◆ Records supplied
^^^^^^^^

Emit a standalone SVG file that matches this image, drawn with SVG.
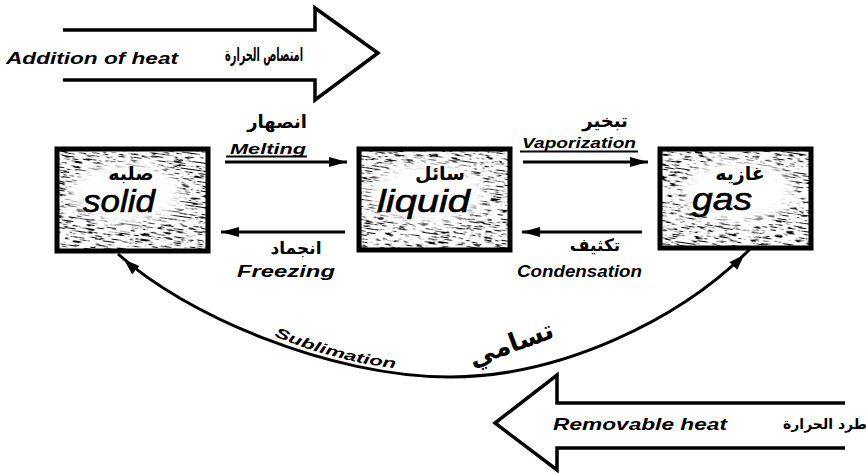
<svg xmlns="http://www.w3.org/2000/svg" width="866" height="473" viewBox="0 0 866 473">
  <style>
    .en { font-family: "Liberation Sans", Arial, sans-serif; font-style: italic; font-weight: bold; fill: #000; }
    .ar { font-family: "DejaVu Sans", sans-serif; font-weight: bold; fill: #000; text-anchor: middle; }
    .state { font-family: "Liberation Sans", Arial, sans-serif; font-style: italic; font-size: 31px; fill: #000; stroke: #000; stroke-width: 0.6; }
    .frame { fill: none; stroke: #000; stroke-width: 5; }
    .line { fill: none; stroke: #000; stroke-width: 3; }
    .big { fill: none; stroke: #000; stroke-width: 3.5; stroke-linejoin: miter; }
    .glow { fill: #fff; filter: url(#soft); }
  </style>
  <defs>
    <!-- streaky print texture for the state boxes -->
    <filter id="grain" x="0" y="0" width="1" height="1">
      <feTurbulence type="fractalNoise" baseFrequency="0.09 0.75" numOctaves="3" seed="5"/>
      <feColorMatrix type="matrix" values="0 0 0 0 0  0 0 0 0 0  0 0 0 0 0  -7 0 0 0 3.15"/>
      <feComposite in2="SourceGraphic" operator="in"/>
    </filter>
    <filter id="soft" x="-50%" y="-50%" width="200%" height="200%">
      <feGaussianBlur stdDeviation="6"/>
    </filter>
    <clipPath id="cSolid"><rect x="57" y="149" width="151" height="102"/></clipPath>
    <clipPath id="cLiquid"><rect x="359" y="149" width="151" height="101"/></clipPath>
    <clipPath id="cGas"><rect x="660" y="149" width="151" height="99"/></clipPath>
    <marker id="head" markerUnits="userSpaceOnUse" markerWidth="20" markerHeight="12" refX="18" refY="0" viewBox="0 -6 20 12" orient="auto-start-reverse">
      <path d="M0,-5 L18,0 L0,5 z" fill="#000"/>
    </marker>
    <marker id="headIn" markerUnits="userSpaceOnUse" markerWidth="30" markerHeight="14" refX="24" refY="0" viewBox="0 -7 30 14" orient="auto-start-reverse">
      <path d="M0,-5.5 L16,0 L0,5.5 z" fill="#000"/>
    </marker>
    <path id="sublPath" d="M274,336 Q340,364 412,370"/>
  </defs>

  <!-- heat flow arrows -->
  <g id="addition-of-heat">
    <path class="big" d="M63,30 H315 V8 L378,53 L315,100 V80 H63"/>
    <text class="en" x="6" y="64" font-size="17" textLength="172" lengthAdjust="spacingAndGlyphs">Addition of heat</text>
    <text class="ar" x="264" y="61" font-size="19" textLength="78" lengthAdjust="spacingAndGlyphs">امتصاص الحرارة</text>
  </g>
  <g id="removable-heat">
    <path class="big" d="M845,403 H557 V375 L495,423 L557,470 V448 H845"/>
    <text class="en" x="553" y="430" font-size="17" textLength="174" lengthAdjust="spacingAndGlyphs">Removable heat</text>
    <text class="ar" x="825" y="429" font-size="14">طرد الحرارة</text>
  </g>

  <!-- states -->
  <g id="solid">
    <g clip-path="url(#cSolid)">
      <rect x="30" y="120" width="210" height="160" fill="#000" filter="url(#grain)" transform="rotate(8 132 200)"/>
      <ellipse class="glow" cx="126" cy="193" rx="56" ry="30"/>
      <ellipse class="glow" cx="126" cy="193" rx="44" ry="22"/>
    </g>
    <rect class="frame" x="57" y="149" width="151" height="102"/>
    <text class="ar" x="131" y="180" font-size="19">صلبه</text>
    <text class="state" x="83" y="212" textLength="72" lengthAdjust="spacingAndGlyphs">solid</text>
  </g>
  <g id="liquid">
    <g clip-path="url(#cLiquid)">
      <rect x="332" y="120" width="210" height="160" fill="#000" filter="url(#grain)" transform="rotate(8 434 200)"/>
      <ellipse class="glow" cx="428" cy="193" rx="58" ry="30"/>
      <ellipse class="glow" cx="428" cy="193" rx="46" ry="22"/>
    </g>
    <rect class="frame" x="359" y="149" width="151" height="101"/>
    <text class="ar" x="440" y="180" font-size="19">سائل</text>
    <text class="state" x="377" y="212" textLength="93" lengthAdjust="spacingAndGlyphs">liquid</text>
  </g>
  <g id="gas">
    <g clip-path="url(#cGas)">
      <rect x="633" y="118" width="210" height="160" fill="#000" filter="url(#grain)" transform="rotate(8 735 198)"/>
      <ellipse class="glow" cx="738" cy="191" rx="56" ry="30"/>
      <ellipse class="glow" cx="738" cy="191" rx="44" ry="22"/>
    </g>
    <rect class="frame" x="660" y="149" width="151" height="99"/>
    <text class="ar" x="740" y="180" font-size="19">غازيه</text>
    <text class="state" x="692" y="210" textLength="60" lengthAdjust="spacingAndGlyphs">gas</text>
  </g>

  <!-- transitions -->
  <g id="connectors">
    <line class="line" x1="225" y1="162" x2="347" y2="162" marker-end="url(#head)"/>
    <line class="line" x1="345" y1="232" x2="221" y2="232" marker-end="url(#head)"/>
    <line class="line" x1="523" y1="162" x2="648" y2="162" marker-end="url(#head)"/>
    <line class="line" x1="642" y1="232" x2="522" y2="232" marker-end="url(#head)"/>
    <path class="line" d="M118,254 C185,315 330,377 450,377 C560,377 680,320 750,249" marker-start="url(#headIn)" marker-end="url(#headIn)"/>
  </g>

  <g id="labels">
    <text class="ar" x="277" y="128" font-size="18">انصهار</text>
    <text class="en" x="230" y="154" font-size="14" textLength="76" lengthAdjust="spacingAndGlyphs">Melting</text>
    <line x1="226" y1="156.5" x2="307" y2="156.5" stroke="#000" stroke-width="1.8"/>

    <text class="ar" x="605" y="127" font-size="18">تبخير</text>
    <text class="en" x="522" y="148" font-size="14" textLength="114" lengthAdjust="spacingAndGlyphs">Vaporization</text>
    <line x1="520" y1="151.5" x2="638" y2="151.5" stroke="#000" stroke-width="1.8"/>

    <text class="ar" x="296" y="254" font-size="17">انجماد</text>
    <text class="en" x="237" y="277" font-size="16" textLength="98" lengthAdjust="spacingAndGlyphs">Freezing</text>

    <text class="ar" x="595" y="251" font-size="17">تكثيف</text>
    <text class="en" x="517" y="277" font-size="16" textLength="125" lengthAdjust="spacingAndGlyphs">Condensation</text>

    <text class="en" font-size="14"><textPath href="#sublPath" textLength="126" lengthAdjust="spacingAndGlyphs">Sublimation</textPath></text>
    <text class="ar" x="0" y="0" font-size="26" transform="translate(514 352) rotate(-20)">تسامي</text>
  </g>
</svg>
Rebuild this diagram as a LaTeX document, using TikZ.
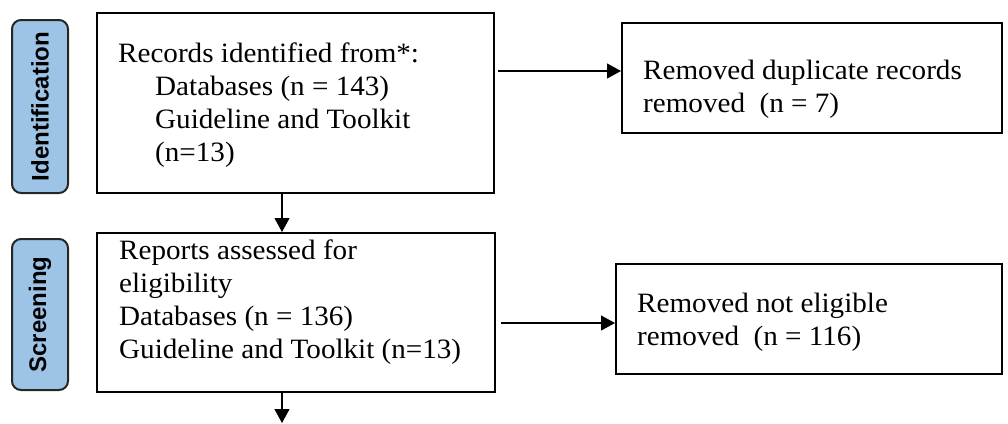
\documentclass[tikz,border=0pt]{standalone}
\usepackage{fontspec}
\setmainfont[FakeStretch=1.04]{Liberation Serif}
\newfontfamily\stagefont{Liberation Sans}
\usetikzlibrary{arrows.meta}
\definecolor{stageblue}{RGB}{157,195,230}
\definecolor{stageline}{RGB}{38,38,38}

\tikzset{
  stage/.style={draw=stageline, line width=2pt, rounded corners=9pt, fill=stageblue,
    inner sep=0pt, font=\stagefont\bfseries\fontsize{24}{28}\selectfont},
  flowbox/.style={draw=black, line width=2pt, inner sep=0pt, fill=white},
  boxtext/.style={anchor=base west, inner sep=0pt, font=\fontsize{28}{33}\selectfont},
  link/.style={line width=1.1pt, -{Triangle[length=14pt,width=15pt]}}
}

\begin{document}
\begin{tikzpicture}[x=1pt, y=-1pt]
  \useasboundingbox (0,0) rectangle (1008,423);

  % phase labels
  \node[stage, minimum width=56pt, minimum height=173pt] (ident) at (40,106.5)
    {\rotatebox{90}{Identification}};
  \node[stage, minimum width=56pt, minimum height=151pt] (screen) at (40,314.5)
    {\rotatebox{90}{Screening}};

  % flow boxes
  \node[flowbox, minimum width=397pt, minimum height=180pt] (records) at (295.5,103) {};
  \node[flowbox, minimum width=398pt, minimum height=159pt] (reports) at (296,312.5) {};
  \node[flowbox, minimum width=380pt, minimum height=110pt] (dups) at (812,78) {};
  \node[flowbox, minimum width=386pt, minimum height=110pt] (inelig) at (809,319) {};

  % box contents
  \node[boxtext] (recordsT) at (118,62.5) {\begin{tabular}[t]{@{}l@{}}
    Records identified from*:\\
    \hspace*{37pt}Databases (n = 143)\\
    \hspace*{37pt}Guideline and Toolkit\\
    \hspace*{37pt}(n=13)
  \end{tabular}};
  \node[boxtext] (reportsT) at (119,259) {\begin{tabular}[t]{@{}l@{}}
    Reports assessed for\\
    eligibility\\
    Databases (n = 136)\\
    Guideline and Toolkit (n=13)
  \end{tabular}};
  \node[boxtext] (dupsT) at (643,79) {\begin{tabular}[t]{@{}l@{}}
    Removed duplicate records\\
    removed~ (n = 7)
  \end{tabular}};
  \node[boxtext] (inaligT) at (637,312) {\begin{tabular}[t]{@{}l@{}}
    Removed not eligible\\
    removed~ (n = 116)
  \end{tabular}};

  % connectors
  \coordinate (spine) at (282,0);
  \coordinate (row1) at (0,71);
  \coordinate (row2) at (0,323);
  \coordinate (exit) at (282,423);
  \draw[link, shorten <=3pt] (records.east |- row1) -- (dups.west |- row1);
  \draw[link, shorten <=5pt] (reports.east |- row2) -- (inelig.west |- row2);
  \draw[link] (records.south -| spine) -- (reports.north -| spine);
  \draw[link] (reports.south -| spine) -- (exit);
\end{tikzpicture}
\end{document}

^^^^^^^^

Starting at the line containing "Rebuild this diagram" and ending at the line containing "minimum width=386pt, minimum", copy those lines exactly, both included, and nothing more. Leave out any picture.

Rebuild this diagram as a LaTeX document, using TikZ.
\documentclass[tikz,border=0pt]{standalone}
\usepackage{fontspec}
\setmainfont[FakeStretch=1.04]{Liberation Serif}
\newfontfamily\stagefont{Liberation Sans}
\usetikzlibrary{arrows.meta}
\definecolor{stageblue}{RGB}{157,195,230}
\definecolor{stageline}{RGB}{38,38,38}

\tikzset{
  stage/.style={draw=stageline, line width=2pt, rounded corners=9pt, fill=stageblue,
    inner sep=0pt, font=\stagefont\bfseries\fontsize{24}{28}\selectfont},
  flowbox/.style={draw=black, line width=2pt, inner sep=0pt, fill=white},
  boxtext/.style={anchor=base west, inner sep=0pt, font=\fontsize{28}{33}\selectfont},
  link/.style={line width=1.1pt, -{Triangle[length=14pt,width=15pt]}}
}

\begin{document}
\begin{tikzpicture}[x=1pt, y=-1pt]
  \useasboundingbox (0,0) rectangle (1008,423);

  % phase labels
  \node[stage, minimum width=56pt, minimum height=173pt] (ident) at (40,106.5)
    {\rotatebox{90}{Identification}};
  \node[stage, minimum width=56pt, minimum height=151pt] (screen) at (40,314.5)
    {\rotatebox{90}{Screening}};

  % flow boxes
  \node[flowbox, minimum width=397pt, minimum height=180pt] (records) at (295.5,103) {};
  \node[flowbox, minimum width=398pt, minimum height=159pt] (reports) at (296,312.5) {};
  \node[flowbox, minimum width=380pt, minimum height=110pt] (dups) at (812,78) {};
  \node[flowbox, minimum width=386pt, minimum height=110pt] (inelig) at (809,319) {};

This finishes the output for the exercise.